Wednesday, 10 June 2009

Meanwhile, back at the recession ...

While we have been distracted by MPs being paid by us for giant topiary bathplugs and the exposure of the true weakness of Gordon Brown's grip on power, our old friend the recession has been carrying on doing its own thing. Jobs have been lost in huge numbers in the manufacturing, service and retail sectors. House prices have levelled-out temporarily due to the annual Spring rush but remain well above realistically affordable levels. Increased activity in the housing market will provide a small knock-on boost for manufacturers and sellers of carpets, furniture and washing machines.

In the last week news has come of 800-odd jobs going at LDV, with thousands more at risk in associated businesses, 700 at Hewlett-Packard and more than 1,600 at Lloyds Bank. These are the headline-grabbers but there are many more coming from the closure of, and cost-cutting in, small businesses. There is clearly a long way to go before the effect of all these redundancies works its way through the system. In the meantime other businesses will be affected by the loss of spending power by those who have lost work (and tax revenues will fall).

When asked in an interview last week why he refuses to call a general election Gordon Brown said he was busy dealing with the recession. We have heard a lot of references to "steering the country through" and "leading the fight again" recession in recent months but the reality is that there is almost nothing he or any politician can or should do. There is a reason LDV is closing - it cannot make vans that people want to buy at a price that makes a profit. There is a reason Hewlett-Packard is shedding jobs - it doesn't need them and cannot afford to continue employing them. There is a reason Lloyds Banking Group is closing its Cheltenham & Gloucester-branded branches - it cannot afford to keep them open. What can the government do about any of these cases? The answer, of course, is absolutely nothing other than offer subsidies and hope that, by some miracle, keeping loss-making enterprises open will turn them profitable. It is no surprise to find the trades unions arguing for exactly that to be done but it is a wholly futile exercise which simply increases losses in the long run.

We are in recession because our economy was unbalanced, being kept afloat by hot air and unaffordable credit. There is no escaping the fact that a contraction was necessary, the only question is how large that contraction needs to be before balance is restored. No one knows the answer now any more than they did a year ago because the national economy is not one big thing it is an aggregate of millions of little things. Mr Smith in Brighton and Mrs Jones in Birmingham might earn similar salaries and have similar debts and expenses, but one might choose to reduce their debt and the other might not, or both might, or neither might. These personal decisions affect consumer demand are wholly unpredictable. Similarly, the effect of reduced demand on individual businesses will vary according to how they are run and the wishes of their owners; seemingly identical businesses in Brighton and Birmingham might take completely different approaches. There is nothing government can do about that. And then there is the question of how people react now to the stark fact that taxes are likely to have to rise substantially in the next year or two (and thereafter). Some will ignore it and hope it goes away, others will cut spending now and save to prepare themselves for the onslaught. These personal decisions will have a dramatic effect on how quickly recession ends yet no amount of speechifying and theorising by politicians or anyone else will change them. The real economy, comprising those millions of individual decisions, will find its own response to the current situation. The little people are the real economists in all this.
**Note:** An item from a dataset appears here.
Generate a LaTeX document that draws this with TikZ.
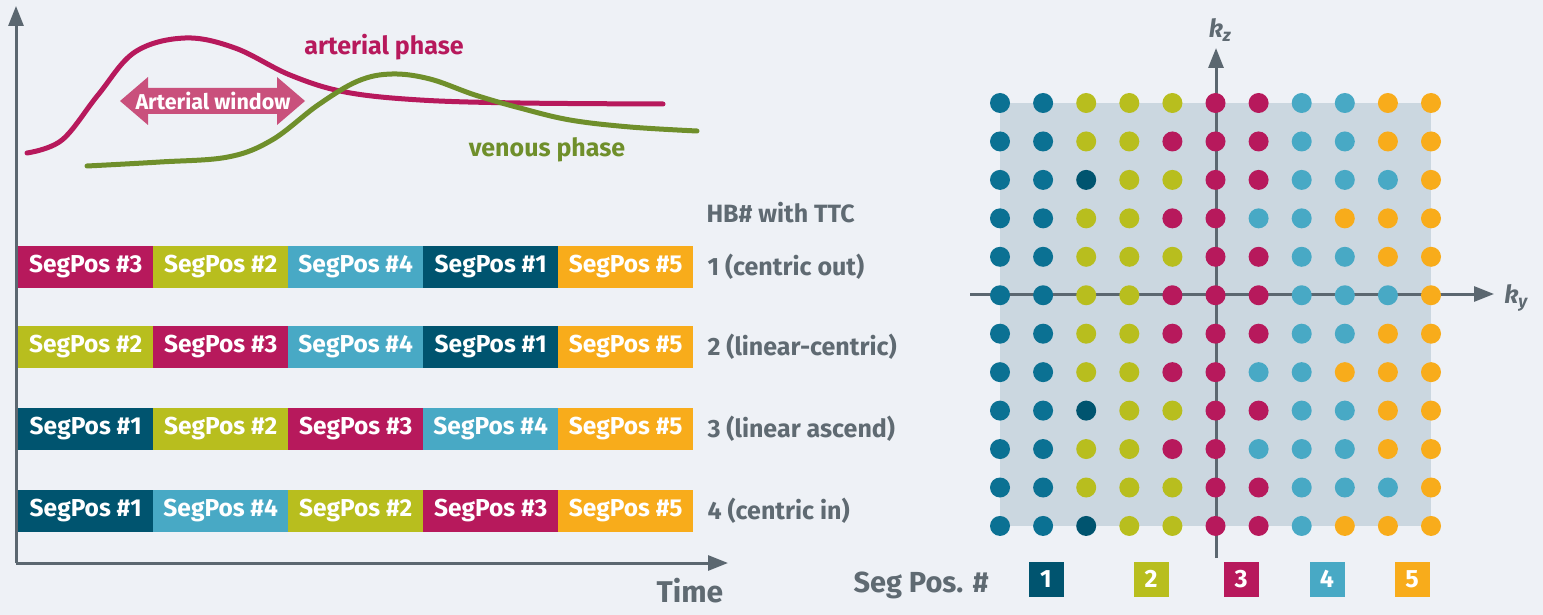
\documentclass[tikz,border=0pt]{standalone}
\usepackage{fontspec}
\setmainfont{Fira Sans}
\usetikzlibrary{arrows.meta}
\definecolor{bg}{HTML}{EEF1F6}
\definecolor{sqbg}{HTML}{CBD7E0}
\definecolor{axisc}{HTML}{5B6770}
\definecolor{txtc}{HTML}{5F6A72}
\definecolor{colT}{HTML}{0B7193}
\definecolor{colN}{HTML}{00546F}
\definecolor{colG}{HTML}{B8BE1E}
\definecolor{colM}{HTML}{B7195C}
\definecolor{colC}{HTML}{48A9C5}
\definecolor{colO}{HTML}{F8AC1B}
\definecolor{art}{HTML}{B7195C}
\definecolor{ven}{HTML}{6F8F2B}
\definecolor{winc}{HTML}{C9507C}
\tikzset{
  axisline/.style={draw=axisc,line width=3pt,-{Triangle[length=20pt,width=15pt]}},
  segbox/.style={anchor=west,minimum width=135pt,minimum height=42pt,inner sep=0pt,text=white,font=\bfseries\fontsize{24.5}{26}\selectfont},
  hbtext/.style={anchor=west,text=txtc,font=\bfseries\fontsize{25}{27}\selectfont},
  legbox/.style={minimum width=35pt,minimum height=35pt,inner sep=0pt,text=white,font=\bfseries\fontsize{25}{27}\selectfont},
  dot/.style={circle,minimum size=20pt,inner sep=0pt},
  klab/.style={text=txtc,font=\bfseries\itshape\fontsize{25}{27}\selectfont},
}
\begin{document}
\begin{tikzpicture}[x=1pt,y=-1pt]
\fill[bg] (0,0) rectangle (1543,615);
\useasboundingbox (0,0) rectangle (1543,615);
% left axes
\coordinate (o) at (16,563);
\coordinate (yt) at (16,6);
\coordinate (xt) at (728,563);
\draw[axisline] (o) -- (yt);
\draw[axisline] (o) -- (xt);
\node[text=txtc,font=\bfseries\fontsize{30}{32}\selectfont] (time) at (690,591) {Time};
% curves
\draw[art,line width=5pt,line cap=round] plot[smooth,tension=0.6] coordinates {(27,153) (62,140) (98,95) (135,52) (185,38) (235,48) (290,75) (345,92) (420,100) (520,103) (663,104)};
\draw[ven,line width=5pt,line cap=round] plot[smooth,tension=0.6] coordinates {(87,166) (160,162) (228,157) (272,140) (318,105) (358,81) (392,74) (430,79) (475,95) (520,108) (570,120) (630,127) (697,131)};
\node[text=art,font=\bfseries\fontsize{25}{27}\selectfont] (artl) at (384,47) {arterial phase};
\node[text=ven,font=\bfseries\fontsize{25}{27}\selectfont] (venl) at (547,150) {venous phase};
% arterial window
\fill[winc] (120,101) -- (148,77) -- (148,88) -- (277,88) -- (277,77) -- (305,101) -- (277,125) -- (277,114) -- (148,114) -- (148,125) -- cycle;
\node[text=white,font=\bfseries\fontsize{21.5}{23}\selectfont] (win) at (213,101) {Arterial window};
% bars
\node[hbtext] (hb) at (703,213) {HB\# with TTC};
\foreach \row/\yy/\lab [count=\r] in {{M/3,G/2,C/4,N/1,O/5}/267/1 (centric out),{G/2,M/3,C/4,N/1,O/5}/347/2 (linear-centric),{N/1,G/2,M/3,C/4,O/5}/429/3 (linear ascend),{N/1,C/4,G/2,M/3,O/5}/511/4 (centric in)} {
  \foreach \c/\n [count=\k] in \row {
    \pgfmathsetmacro{\xx}{18+135*(\k-1)}
    \node[segbox,fill=col\c] (b\r-\k) at (\xx,\yy) {SegPos \#\n};
  }
  \node[hbtext] (hb\r) at (704,\yy) {\lab};
}
% k-space
\fill[sqbg] (1000,103) rectangle (1431,526);
\coordinate (kyl) at (970,294);
\coordinate (kyr) at (1494,294);
\coordinate (kzb) at (1216,558);
\coordinate (kzt) at (1216,48);
\draw[axisline] (kyl) -- (kyr);
\draw[axisline] (kzb) -- (kzt);
\node[klab] (kz) at (1220,30) {k\textsubscript{z}};
\node[klab] (ky) at (1516,298) {k\textsubscript{y}};
\foreach \row [count=\r] in {
 {T,T,G,G,G,M,M,C,C,O,O},
 {T,T,G,G,M,M,M,C,C,O,O},
 {T,T,N,G,G,M,M,C,C,C,O},
 {T,T,G,G,M,M,C,C,O,O,O},
 {T,T,G,G,G,M,M,C,C,O,O},
 {T,T,G,G,M,M,M,C,C,C,O},
 {T,T,G,G,M,M,M,C,C,O,O},
 {T,T,G,G,M,M,C,C,O,O,O},
 {T,T,N,G,G,M,M,C,C,O,O},
 {T,T,G,G,M,M,C,C,C,O,O},
 {T,T,G,G,G,M,M,C,C,C,O},
 {T,T,N,G,G,M,M,C,O,O,O}} {
  \foreach \c [count=\k] in \row {
    \pgfmathsetmacro{\xx}{1000+43.1*(\k-1)}
    \pgfmathsetmacro{\yy}{103+38.45*(\r-1)}
    \node[dot,fill=col\c] (d\r-\k) at (\xx,\yy) {};
  }
}
% legend
\node[text=txtc,font=\bfseries\fontsize{29}{31}\selectfont,anchor=west] (seg) at (850,585) {Seg Pos. \#};
\node[legbox,fill=colN] (l1) at (1046,579) {1};
\node[legbox,fill=colG] (l2) at (1151,579) {2};
\node[legbox,fill=colM] (l3) at (1241,579) {3};
\node[legbox,fill=colC] (l4) at (1327,579) {4};
\node[legbox,fill=colO] (l5) at (1412,579) {5};
\end{tikzpicture}
\end{document}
The best thing poor Gordon can do is sit on his hands and hope the damage he did to the economy in his decade as Chancellor is not as bad as it is.


5 comments:

Mark Wadsworth said...

Agreed. "If in doubt. do nothing" is the best policy.

Except taxes don't have to rise - the government is spending and wasting far too much, is all.

J Bonington Jagworth said...

Gordon is still clinging to the belief* that he and HMG have any control. Of course, he was happy to take the credit then the economy was doing well, but even that was only by sowing the seeds of later destruction (e.g. deregulation of those who least needed it). That means that he is at least partly responsible for the collapse, but he can't have it both ways - it he washes his hands of the recession (because other people are experiencing it, too) then he can't very well claim to be in a position to rectify it!

*Presbyterian he may be, but I don't think he believes anything of the sort. Blair didn't leave to honour any agreement with Gordon - he left because he knew what was coming!

TheFatBigot said...

Well yes, Mr Wadsworth, except that I was addressing what is likely to happen rather than what I believe should happen.

Thank you for your contribution, Mr Jagworth, and for your recent comments on other threads. Welcome to my little exercise in blogology.

Like many politicians poor Gordon grossly overestimates the amount of control governments really have over events. They can take certain actions and mess things up but I am far from convinced that they can do much of benefit other than create a sound framework and then hope for the best.

james c said...

FB,

The UK did not plunnge into recession as a result of imbalances.

It went into a deep recession because of the US subprime debacle, and problems with its own banking sector,which become de facto insolvent.

J Bonington Jagworth said...

Thank you, FB. Your blogology looks pretty good to me - I only wonder that you have the time!